Women leaders may invariably be seen by an increasing number of employers as an untapped source of talent, experience and senior-management leadership.

The following data puts the reality and the challenge into perspective:

* Women held only 17 percent of seats on the boards of Fortune 100 companies and just 11 percent of FTSE 100 directorships, according to The Alliance for Board Diversity and The Equality and Human Rights Commission, respectively.

* One of the Alliance's member institutions, Catalyst, has reportedly found no increase in women on Fortune 500 boards in three years, yet is has also documented a strikingly positive correlation between the number of women on the boards of companies and the number of women who ultimately become corporate officers of the same company.

* Companies with a higher proportion of women in top management may perform better, according to a McKinsey study.

* Although women earn less than their male counterparts, they make more than 80% of the purchasing decisions in American homes, BusinessWeek reports.

* A new law that took effect earlier this year mandates that 40% of board seats for 487 public companies must be held by women, according to Bloomberg.

* Only 43% of women professionals feel well-equipped to compete in the business economy of the future, according to a report issued by Accenture.

* In 2007, women comprised just 6% of the best-compensated executives, according to research by The Forum of Executive Women (Philadelphia).

Managing talent and growing the next generation of business leaders are becoming recognised as the keys to achieving human capital advantage over the competition in a global knowledge economy. Yet, today's inflexible and exclusionary approaches to management succession will cease to yield the supply of leaders to drive innovation and higher performance unless employers create more meaningful leadership and development opportunities for the single largest segment of university graduates around the world women.

Best Practice #1: Measure the career development of high performing women

In order to gauge the availability of talent for key management roles in the future, employers must measure the advancement and career development of high performing women and recognise the unique obstacles women face as they build careers and families and potentially search for opportunities and options to re-engage at the management level.

Best Practice #2: Create networking opportunities and specific career pathing for women leaders

Companies want options for management succession. To keep as many high performing women business leaders engaged with their organization and "on radar" for future promotion, employers must create networking opportunities and specific career pathing for women leaders. These should provide them their own options for engaging flexible work assignments that don't force them into a decidedly unfavorable choice (for the employer and the individual alike) between work and family, which has had the effective of significantly reducing the pool of talented candidates to satisfy succession plan requirements.

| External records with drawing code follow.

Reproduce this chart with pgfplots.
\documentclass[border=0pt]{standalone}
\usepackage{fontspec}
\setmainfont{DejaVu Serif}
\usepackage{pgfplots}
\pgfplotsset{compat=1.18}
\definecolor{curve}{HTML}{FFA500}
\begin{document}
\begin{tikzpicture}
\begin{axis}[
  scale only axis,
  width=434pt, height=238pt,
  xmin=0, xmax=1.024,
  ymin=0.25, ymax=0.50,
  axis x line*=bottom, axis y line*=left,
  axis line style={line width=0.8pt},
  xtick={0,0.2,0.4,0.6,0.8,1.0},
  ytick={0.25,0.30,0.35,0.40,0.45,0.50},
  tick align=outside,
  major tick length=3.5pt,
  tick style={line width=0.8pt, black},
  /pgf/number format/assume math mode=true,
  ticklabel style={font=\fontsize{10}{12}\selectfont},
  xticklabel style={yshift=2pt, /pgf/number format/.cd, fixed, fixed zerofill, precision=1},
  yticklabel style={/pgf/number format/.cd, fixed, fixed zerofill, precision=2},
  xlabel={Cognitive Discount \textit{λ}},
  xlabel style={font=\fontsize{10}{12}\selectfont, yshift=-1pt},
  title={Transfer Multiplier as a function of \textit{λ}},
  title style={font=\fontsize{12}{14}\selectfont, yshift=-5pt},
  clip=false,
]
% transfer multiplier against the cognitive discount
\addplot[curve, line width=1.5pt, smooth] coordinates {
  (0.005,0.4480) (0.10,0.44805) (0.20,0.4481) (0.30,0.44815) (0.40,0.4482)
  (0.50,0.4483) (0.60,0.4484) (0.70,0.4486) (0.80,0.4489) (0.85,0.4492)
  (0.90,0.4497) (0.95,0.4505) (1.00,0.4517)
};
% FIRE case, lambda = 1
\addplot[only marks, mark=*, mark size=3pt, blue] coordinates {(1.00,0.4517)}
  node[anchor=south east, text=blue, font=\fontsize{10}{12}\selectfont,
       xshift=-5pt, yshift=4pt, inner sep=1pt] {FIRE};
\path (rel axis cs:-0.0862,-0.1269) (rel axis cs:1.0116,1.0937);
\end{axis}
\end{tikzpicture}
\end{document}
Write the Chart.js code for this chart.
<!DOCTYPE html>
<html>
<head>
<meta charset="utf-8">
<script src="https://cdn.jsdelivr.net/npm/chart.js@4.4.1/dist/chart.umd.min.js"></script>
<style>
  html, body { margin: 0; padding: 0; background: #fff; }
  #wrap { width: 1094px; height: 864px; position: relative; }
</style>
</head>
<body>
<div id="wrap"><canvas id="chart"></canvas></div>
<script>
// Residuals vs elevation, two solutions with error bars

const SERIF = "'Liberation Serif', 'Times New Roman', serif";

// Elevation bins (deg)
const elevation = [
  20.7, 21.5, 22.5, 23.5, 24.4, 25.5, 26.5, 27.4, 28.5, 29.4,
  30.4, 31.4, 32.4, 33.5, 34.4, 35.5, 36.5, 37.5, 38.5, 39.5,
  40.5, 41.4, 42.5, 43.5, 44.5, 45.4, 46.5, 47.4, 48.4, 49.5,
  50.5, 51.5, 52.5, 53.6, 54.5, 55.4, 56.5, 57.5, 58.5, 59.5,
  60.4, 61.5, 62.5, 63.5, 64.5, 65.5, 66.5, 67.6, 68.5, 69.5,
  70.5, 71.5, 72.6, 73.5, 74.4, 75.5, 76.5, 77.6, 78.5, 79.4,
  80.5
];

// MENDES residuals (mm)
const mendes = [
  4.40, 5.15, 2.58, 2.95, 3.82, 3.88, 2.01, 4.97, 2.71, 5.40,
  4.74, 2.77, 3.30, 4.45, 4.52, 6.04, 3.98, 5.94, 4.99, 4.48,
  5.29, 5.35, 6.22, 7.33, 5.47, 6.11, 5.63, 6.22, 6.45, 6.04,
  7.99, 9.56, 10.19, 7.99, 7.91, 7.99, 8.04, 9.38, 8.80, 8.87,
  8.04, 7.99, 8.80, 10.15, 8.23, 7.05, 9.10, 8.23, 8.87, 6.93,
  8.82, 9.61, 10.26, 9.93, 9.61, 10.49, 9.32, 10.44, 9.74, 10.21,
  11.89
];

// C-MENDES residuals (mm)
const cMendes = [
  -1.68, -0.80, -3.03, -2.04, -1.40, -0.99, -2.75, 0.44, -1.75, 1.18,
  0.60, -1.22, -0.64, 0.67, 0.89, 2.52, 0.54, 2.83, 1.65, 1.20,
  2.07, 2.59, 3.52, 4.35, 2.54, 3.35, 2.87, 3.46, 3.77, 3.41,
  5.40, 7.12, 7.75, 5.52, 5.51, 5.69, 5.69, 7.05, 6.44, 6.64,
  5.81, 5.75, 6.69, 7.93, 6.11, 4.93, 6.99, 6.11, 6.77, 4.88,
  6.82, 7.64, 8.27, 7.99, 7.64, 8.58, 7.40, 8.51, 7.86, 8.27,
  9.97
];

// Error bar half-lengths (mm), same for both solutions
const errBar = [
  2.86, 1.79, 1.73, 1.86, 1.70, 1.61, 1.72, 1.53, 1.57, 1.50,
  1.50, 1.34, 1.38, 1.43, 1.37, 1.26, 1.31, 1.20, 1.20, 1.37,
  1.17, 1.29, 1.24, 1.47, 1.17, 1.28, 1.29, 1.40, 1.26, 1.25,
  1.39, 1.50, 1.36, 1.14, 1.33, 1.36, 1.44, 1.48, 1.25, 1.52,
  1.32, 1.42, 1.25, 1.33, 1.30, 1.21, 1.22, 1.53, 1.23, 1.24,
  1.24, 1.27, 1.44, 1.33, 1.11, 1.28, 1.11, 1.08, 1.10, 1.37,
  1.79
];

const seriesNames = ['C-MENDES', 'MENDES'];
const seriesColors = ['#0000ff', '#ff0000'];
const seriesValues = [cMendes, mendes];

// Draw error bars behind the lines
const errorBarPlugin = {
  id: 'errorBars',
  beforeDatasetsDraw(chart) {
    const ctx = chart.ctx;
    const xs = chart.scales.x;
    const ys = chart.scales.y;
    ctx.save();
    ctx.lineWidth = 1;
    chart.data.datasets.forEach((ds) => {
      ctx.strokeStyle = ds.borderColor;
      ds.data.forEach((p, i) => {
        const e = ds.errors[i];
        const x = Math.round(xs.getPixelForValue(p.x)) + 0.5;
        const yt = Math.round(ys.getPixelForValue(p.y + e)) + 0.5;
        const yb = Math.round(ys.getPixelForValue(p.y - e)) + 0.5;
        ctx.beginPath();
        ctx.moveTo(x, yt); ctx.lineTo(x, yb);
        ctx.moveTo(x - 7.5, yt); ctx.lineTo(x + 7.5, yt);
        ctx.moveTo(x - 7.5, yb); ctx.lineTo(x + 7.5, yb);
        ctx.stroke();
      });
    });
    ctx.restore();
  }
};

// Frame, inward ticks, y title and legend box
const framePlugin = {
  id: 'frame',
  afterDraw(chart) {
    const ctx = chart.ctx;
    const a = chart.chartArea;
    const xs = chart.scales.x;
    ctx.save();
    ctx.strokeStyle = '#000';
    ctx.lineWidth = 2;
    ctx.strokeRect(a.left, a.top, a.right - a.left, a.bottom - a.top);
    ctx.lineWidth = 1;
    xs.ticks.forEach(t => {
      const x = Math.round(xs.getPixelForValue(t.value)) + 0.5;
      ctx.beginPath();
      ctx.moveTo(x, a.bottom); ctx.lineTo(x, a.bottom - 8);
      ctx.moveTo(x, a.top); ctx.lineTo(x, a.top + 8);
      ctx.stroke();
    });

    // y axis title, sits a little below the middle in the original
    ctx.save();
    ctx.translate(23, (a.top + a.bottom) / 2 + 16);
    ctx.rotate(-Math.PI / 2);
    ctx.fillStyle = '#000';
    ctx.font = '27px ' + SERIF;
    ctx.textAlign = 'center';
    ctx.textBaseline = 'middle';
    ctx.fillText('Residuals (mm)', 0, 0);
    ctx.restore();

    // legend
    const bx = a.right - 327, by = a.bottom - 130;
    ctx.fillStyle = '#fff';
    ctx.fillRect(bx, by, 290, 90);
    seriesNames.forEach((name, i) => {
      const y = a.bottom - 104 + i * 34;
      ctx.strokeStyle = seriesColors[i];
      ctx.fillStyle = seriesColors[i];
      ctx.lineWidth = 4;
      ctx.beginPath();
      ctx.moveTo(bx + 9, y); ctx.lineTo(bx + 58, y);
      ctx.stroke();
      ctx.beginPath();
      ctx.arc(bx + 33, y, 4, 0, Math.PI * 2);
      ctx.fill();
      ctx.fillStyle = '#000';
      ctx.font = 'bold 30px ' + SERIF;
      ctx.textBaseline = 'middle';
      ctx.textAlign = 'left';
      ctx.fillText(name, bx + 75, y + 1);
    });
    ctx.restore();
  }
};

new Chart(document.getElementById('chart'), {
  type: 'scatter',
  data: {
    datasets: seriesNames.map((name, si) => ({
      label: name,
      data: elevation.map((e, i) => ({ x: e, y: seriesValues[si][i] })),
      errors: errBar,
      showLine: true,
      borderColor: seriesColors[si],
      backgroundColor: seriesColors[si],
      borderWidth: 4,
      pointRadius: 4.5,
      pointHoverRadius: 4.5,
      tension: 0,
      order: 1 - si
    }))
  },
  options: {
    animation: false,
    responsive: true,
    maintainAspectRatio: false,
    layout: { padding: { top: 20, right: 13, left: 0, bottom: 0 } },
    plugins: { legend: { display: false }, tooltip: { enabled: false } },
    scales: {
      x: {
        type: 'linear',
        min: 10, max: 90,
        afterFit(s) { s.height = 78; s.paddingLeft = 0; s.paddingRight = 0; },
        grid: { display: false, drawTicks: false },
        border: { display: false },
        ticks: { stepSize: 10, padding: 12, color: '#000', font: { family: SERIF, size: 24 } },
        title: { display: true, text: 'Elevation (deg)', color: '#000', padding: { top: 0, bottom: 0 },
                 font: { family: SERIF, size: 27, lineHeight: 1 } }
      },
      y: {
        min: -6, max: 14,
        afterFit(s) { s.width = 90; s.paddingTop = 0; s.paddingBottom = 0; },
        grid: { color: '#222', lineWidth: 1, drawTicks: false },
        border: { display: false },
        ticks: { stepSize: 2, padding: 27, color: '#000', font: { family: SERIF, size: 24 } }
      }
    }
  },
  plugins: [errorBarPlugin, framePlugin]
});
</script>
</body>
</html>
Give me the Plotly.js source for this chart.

Best Practice #3: Learn from the example set by today's women business leaders

Learn from the example set by today's women business leaders. Understand the career track they followed to gain the requisite skills and experience to do the job. Ask today's women business executives about the obstacles they faced and apply these lessons (with their help) as they relate to recruitment, retention, development and promotion of a new generation of women leaders.

Looking ahead, it's hard to imagine that the companies on the leading edge of the knowledge economy will get there or stay there without leveraging the experience and talents of women business leaders as their consumer segments continue to globalize and diversify. It is increasingly obvious that qualified women are becoming available and are making a difference in the bottom line, and corporations that have a drive to succeed are responding accordingly.

The executive search consultants of TRANSEARCH International share a consensus view that women executives will play an increasingly critical role in building and shaping marketleading institutions in the years to come. The challenge for these organizations, therefore, is to understand the challenges unique to women leaders and how to address them in a way that expands the talent pool for a wide range of critical business functions.